Stated goal: Repeat the listing in full, exactly as it stands.

━━━━━━━━━━━━━━━━━━━━

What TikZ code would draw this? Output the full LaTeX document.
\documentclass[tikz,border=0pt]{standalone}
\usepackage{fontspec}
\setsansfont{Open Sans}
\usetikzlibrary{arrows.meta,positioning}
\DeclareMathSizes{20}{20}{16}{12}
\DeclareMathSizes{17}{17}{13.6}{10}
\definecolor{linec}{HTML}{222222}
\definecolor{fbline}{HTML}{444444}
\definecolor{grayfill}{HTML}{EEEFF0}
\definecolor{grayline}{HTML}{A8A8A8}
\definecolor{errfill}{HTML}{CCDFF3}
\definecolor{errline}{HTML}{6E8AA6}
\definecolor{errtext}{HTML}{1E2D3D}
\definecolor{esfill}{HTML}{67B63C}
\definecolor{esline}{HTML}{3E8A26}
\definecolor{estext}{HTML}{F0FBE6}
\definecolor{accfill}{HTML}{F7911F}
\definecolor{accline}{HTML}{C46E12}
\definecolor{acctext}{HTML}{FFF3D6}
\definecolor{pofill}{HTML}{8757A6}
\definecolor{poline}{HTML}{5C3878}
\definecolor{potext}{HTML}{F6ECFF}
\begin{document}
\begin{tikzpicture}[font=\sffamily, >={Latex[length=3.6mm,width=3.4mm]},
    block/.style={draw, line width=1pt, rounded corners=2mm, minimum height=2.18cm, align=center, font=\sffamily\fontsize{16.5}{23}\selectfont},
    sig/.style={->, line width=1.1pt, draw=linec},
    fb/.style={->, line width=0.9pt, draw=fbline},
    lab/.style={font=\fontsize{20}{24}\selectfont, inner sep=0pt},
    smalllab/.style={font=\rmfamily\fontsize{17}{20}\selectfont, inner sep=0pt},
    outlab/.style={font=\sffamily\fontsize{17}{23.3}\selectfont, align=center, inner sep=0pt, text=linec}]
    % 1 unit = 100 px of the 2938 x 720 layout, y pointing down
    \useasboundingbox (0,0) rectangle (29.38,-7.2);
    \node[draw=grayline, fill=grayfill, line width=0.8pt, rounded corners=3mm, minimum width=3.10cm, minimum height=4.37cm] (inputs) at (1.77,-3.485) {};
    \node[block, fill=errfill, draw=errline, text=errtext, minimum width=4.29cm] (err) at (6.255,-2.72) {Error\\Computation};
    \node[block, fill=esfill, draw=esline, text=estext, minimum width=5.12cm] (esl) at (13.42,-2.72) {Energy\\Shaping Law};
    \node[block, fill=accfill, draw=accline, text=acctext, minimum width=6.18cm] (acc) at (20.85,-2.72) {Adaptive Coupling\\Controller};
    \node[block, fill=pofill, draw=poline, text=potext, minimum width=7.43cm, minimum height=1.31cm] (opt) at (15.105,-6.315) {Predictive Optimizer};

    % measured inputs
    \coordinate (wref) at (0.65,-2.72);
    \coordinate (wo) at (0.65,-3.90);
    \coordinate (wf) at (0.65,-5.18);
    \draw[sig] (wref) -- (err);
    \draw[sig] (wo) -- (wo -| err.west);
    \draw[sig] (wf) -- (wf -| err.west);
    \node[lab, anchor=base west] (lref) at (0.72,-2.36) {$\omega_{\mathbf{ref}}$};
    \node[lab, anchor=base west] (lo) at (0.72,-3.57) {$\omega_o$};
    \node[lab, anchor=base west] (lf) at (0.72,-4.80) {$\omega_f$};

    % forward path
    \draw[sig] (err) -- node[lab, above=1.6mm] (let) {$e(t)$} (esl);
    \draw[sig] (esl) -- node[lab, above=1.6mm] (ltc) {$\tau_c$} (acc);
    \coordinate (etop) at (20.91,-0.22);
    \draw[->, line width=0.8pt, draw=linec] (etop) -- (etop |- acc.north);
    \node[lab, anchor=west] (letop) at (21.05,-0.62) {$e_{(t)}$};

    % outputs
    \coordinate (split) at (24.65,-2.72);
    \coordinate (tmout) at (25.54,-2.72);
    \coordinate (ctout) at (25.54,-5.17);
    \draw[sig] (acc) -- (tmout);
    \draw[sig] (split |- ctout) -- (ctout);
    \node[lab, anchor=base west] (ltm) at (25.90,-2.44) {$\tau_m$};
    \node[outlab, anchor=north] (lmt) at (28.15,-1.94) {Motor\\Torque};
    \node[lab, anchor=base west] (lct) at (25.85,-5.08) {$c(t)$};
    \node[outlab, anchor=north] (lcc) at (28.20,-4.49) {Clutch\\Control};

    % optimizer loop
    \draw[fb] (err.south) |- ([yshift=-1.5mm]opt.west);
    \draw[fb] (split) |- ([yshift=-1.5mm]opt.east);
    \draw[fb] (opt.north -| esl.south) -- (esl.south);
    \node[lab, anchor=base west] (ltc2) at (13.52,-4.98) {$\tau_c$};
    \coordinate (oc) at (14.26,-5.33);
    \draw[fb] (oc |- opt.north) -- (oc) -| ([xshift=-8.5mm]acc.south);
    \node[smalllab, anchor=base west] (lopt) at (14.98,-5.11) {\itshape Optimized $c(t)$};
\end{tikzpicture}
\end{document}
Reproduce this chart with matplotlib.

━━━━━━━━━━━━━━━━━━━━

Result for this task:
What TikZ code would draw this? Output the full LaTeX document.
\documentclass[tikz,border=0pt]{standalone}
\usepackage{fontspec}
\setsansfont{Open Sans}
\usetikzlibrary{arrows.meta,positioning}
\DeclareMathSizes{20}{20}{16}{12}
\DeclareMathSizes{17}{17}{13.6}{10}
\definecolor{linec}{HTML}{222222}
\definecolor{fbline}{HTML}{444444}
\definecolor{grayfill}{HTML}{EEEFF0}
\definecolor{grayline}{HTML}{A8A8A8}
\definecolor{errfill}{HTML}{CCDFF3}
\definecolor{errline}{HTML}{6E8AA6}
\definecolor{errtext}{HTML}{1E2D3D}
\definecolor{esfill}{HTML}{67B63C}
\definecolor{esline}{HTML}{3E8A26}
\definecolor{estext}{HTML}{F0FBE6}
\definecolor{accfill}{HTML}{F7911F}
\definecolor{accline}{HTML}{C46E12}
\definecolor{acctext}{HTML}{FFF3D6}
\definecolor{pofill}{HTML}{8757A6}
\definecolor{poline}{HTML}{5C3878}
\definecolor{potext}{HTML}{F6ECFF}
\begin{document}
\begin{tikzpicture}[font=\sffamily, >={Latex[length=3.6mm,width=3.4mm]},
    block/.style={draw, line width=1pt, rounded corners=2mm, minimum height=2.18cm, align=center, font=\sffamily\fontsize{16.5}{23}\selectfont},
    sig/.style={->, line width=1.1pt, draw=linec},
    fb/.style={->, line width=0.9pt, draw=fbline},
    lab/.style={font=\fontsize{20}{24}\selectfont, inner sep=0pt},
    smalllab/.style={font=\rmfamily\fontsize{17}{20}\selectfont, inner sep=0pt},
    outlab/.style={font=\sffamily\fontsize{17}{23.3}\selectfont, align=center, inner sep=0pt, text=linec}]
    % 1 unit = 100 px of the 2938 x 720 layout, y pointing down
    \useasboundingbox (0,0) rectangle (29.38,-7.2);
    \node[draw=grayline, fill=grayfill, line width=0.8pt, rounded corners=3mm, minimum width=3.10cm, minimum height=4.37cm] (inputs) at (1.77,-3.485) {};
    \node[block, fill=errfill, draw=errline, text=errtext, minimum width=4.29cm] (err) at (6.255,-2.72) {Error\\Computation};
    \node[block, fill=esfill, draw=esline, text=estext, minimum width=5.12cm] (esl) at (13.42,-2.72) {Energy\\Shaping Law};
    \node[block, fill=accfill, draw=accline, text=acctext, minimum width=6.18cm] (acc) at (20.85,-2.72) {Adaptive Coupling\\Controller};
    \node[block, fill=pofill, draw=poline, text=potext, minimum width=7.43cm, minimum height=1.31cm] (opt) at (15.105,-6.315) {Predictive Optimizer};

    % measured inputs
    \coordinate (wref) at (0.65,-2.72);
    \coordinate (wo) at (0.65,-3.90);
    \coordinate (wf) at (0.65,-5.18);
    \draw[sig] (wref) -- (err);
    \draw[sig] (wo) -- (wo -| err.west);
    \draw[sig] (wf) -- (wf -| err.west);
    \node[lab, anchor=base west] (lref) at (0.72,-2.36) {$\omega_{\mathbf{ref}}$};
    \node[lab, anchor=base west] (lo) at (0.72,-3.57) {$\omega_o$};
    \node[lab, anchor=base west] (lf) at (0.72,-4.80) {$\omega_f$};

    % forward path
    \draw[sig] (err) -- node[lab, above=1.6mm] (let) {$e(t)$} (esl);
    \draw[sig] (esl) -- node[lab, above=1.6mm] (ltc) {$\tau_c$} (acc);
    \coordinate (etop) at (20.91,-0.22);
    \draw[->, line width=0.8pt, draw=linec] (etop) -- (etop |- acc.north);
    \node[lab, anchor=west] (letop) at (21.05,-0.62) {$e_{(t)}$};

    % outputs
    \coordinate (split) at (24.65,-2.72);
    \coordinate (tmout) at (25.54,-2.72);
    \coordinate (ctout) at (25.54,-5.17);
    \draw[sig] (acc) -- (tmout);
    \draw[sig] (split |- ctout) -- (ctout);
    \node[lab, anchor=base west] (ltm) at (25.90,-2.44) {$\tau_m$};
    \node[outlab, anchor=north] (lmt) at (28.15,-1.94) {Motor\\Torque};
    \node[lab, anchor=base west] (lct) at (25.85,-5.08) {$c(t)$};
    \node[outlab, anchor=north] (lcc) at (28.20,-4.49) {Clutch\\Control};

    % optimizer loop
    \draw[fb] (err.south) |- ([yshift=-1.5mm]opt.west);
    \draw[fb] (split) |- ([yshift=-1.5mm]opt.east);
    \draw[fb] (opt.north -| esl.south) -- (esl.south);
    \node[lab, anchor=base west] (ltc2) at (13.52,-4.98) {$\tau_c$};
    \coordinate (oc) at (14.26,-5.33);
    \draw[fb] (oc |- opt.north) -- (oc) -| ([xshift=-8.5mm]acc.south);
    \node[smalllab, anchor=base west] (lopt) at (14.98,-5.11) {\itshape Optimized $c(t)$};
\end{tikzpicture}
\end{document}
Reproduce this chart with matplotlib.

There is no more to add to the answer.